Everyone at UBS is happy, when all of a sudden Beale reveals inforamtion about how UBS is going to be bought out by CCA, a Saudi owned company. He tells Americans the truth, that their minds are controlled by the media; that the media no longer cares for individual lives, but rather the bottom-line.
After rating begin to decline as a result of this cold-shouldered statement, the largest shareholder of UBS confronts Beale in his conference room and reprimands him that he has "meddled with the forces of nature", and that the lifeblood of the world is not democracy, nor even public opinion, but rather buisness... the world is one big buisness.
A group of small-time terrorists that UBS has been using to increase ratings is used to assasinate Beale on his show.

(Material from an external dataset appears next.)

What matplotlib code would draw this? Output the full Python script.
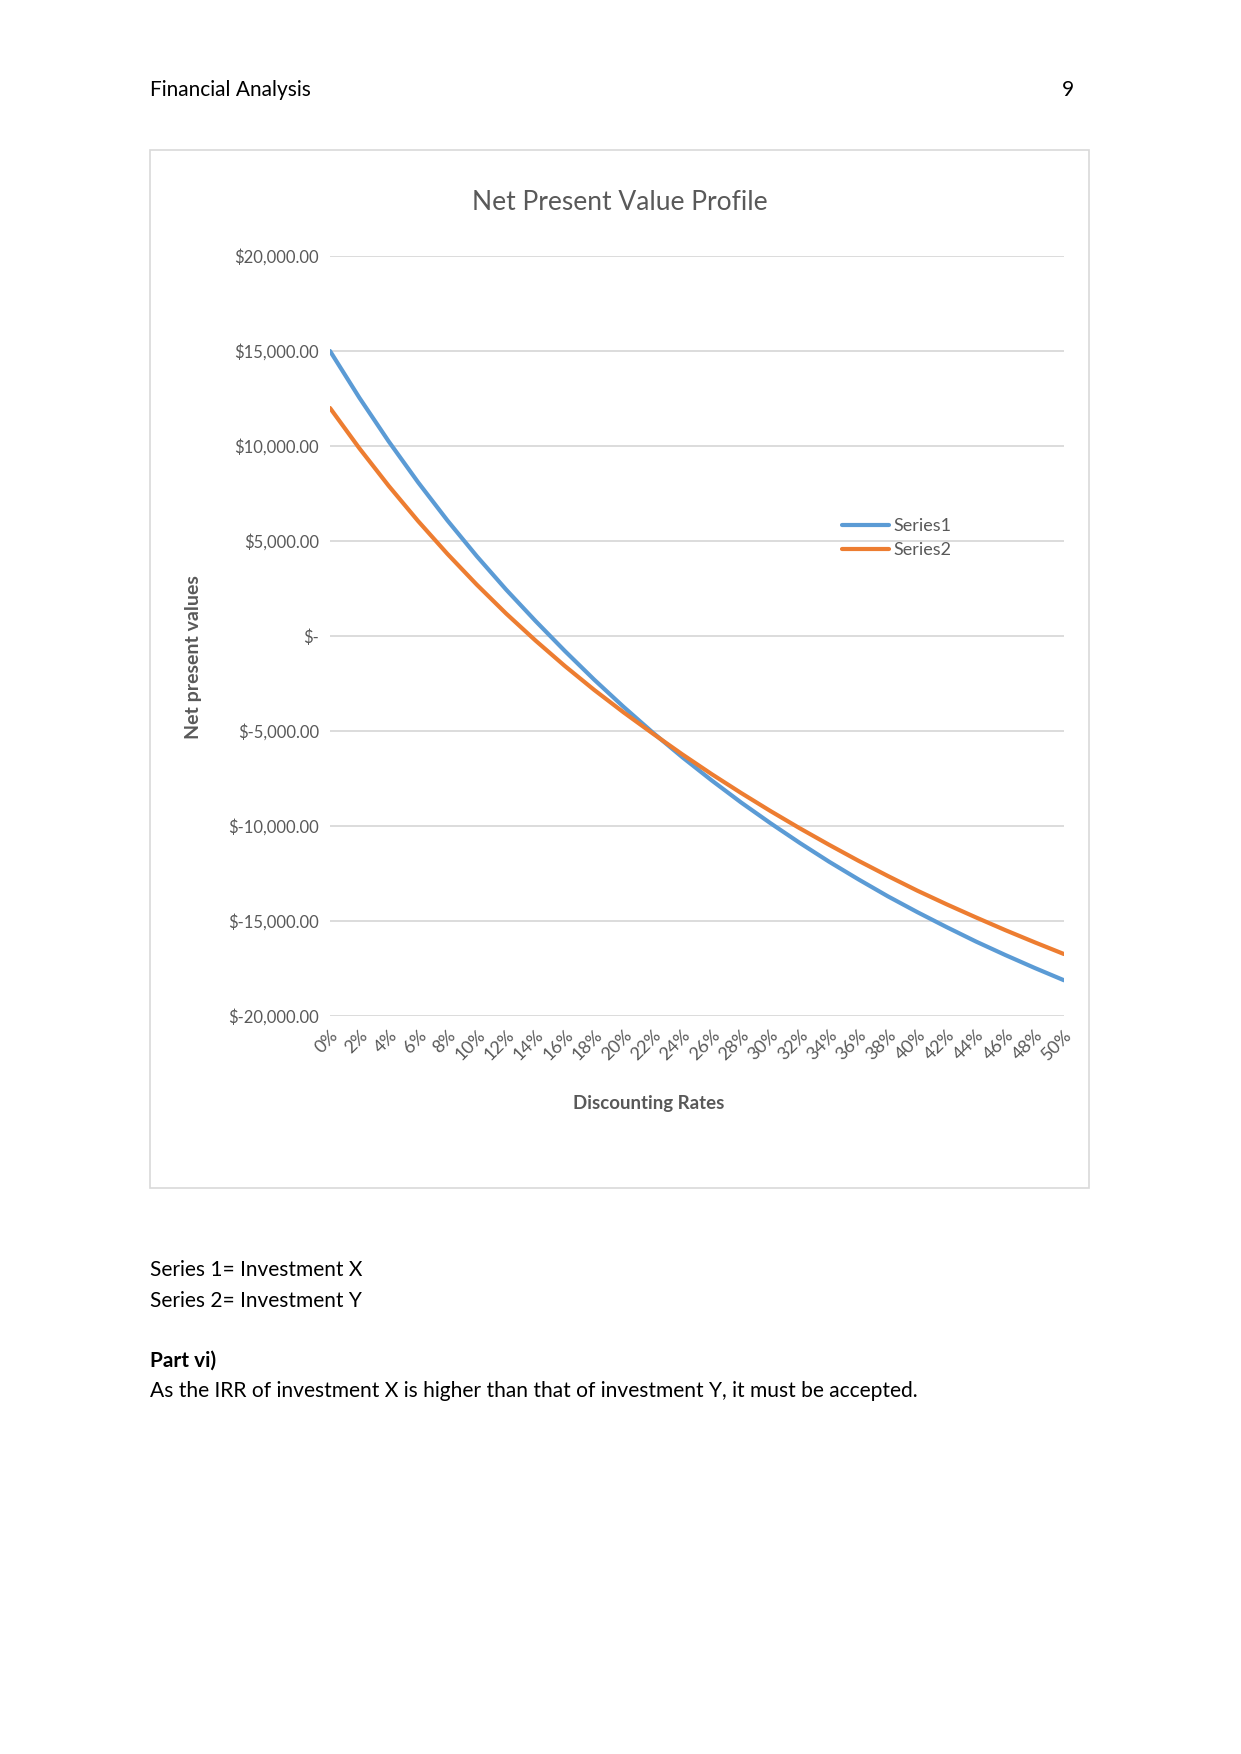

The movie ends by saying that Beale was "the first known instance of a man killed because he had lousy ratings."
This movie emphasizes the conglomerate role of the broadcasting corporation which overshadows the individual components and their well-being.
Viewers observe Dianne Christianson, the network manager, who worked her way up to the top through her motivation to increase the ratings no matter what, as her life gets truned into a dehumanized, desensualized, show in which she says that she is not capable of loving someone wholeheartedly. This is because she has gotten sucked into the corporate view, that things exist solely for their redemptive value; a testmate to what can happen to those who are not careful to separate between the real and the "theater". Unfortunately, the media in this case, is the theater.
This is a must see for all who wish to see what really drives the news coverage. Perhaps this even rivals Jon Stewart's confrontation to the hosts of Crossfire.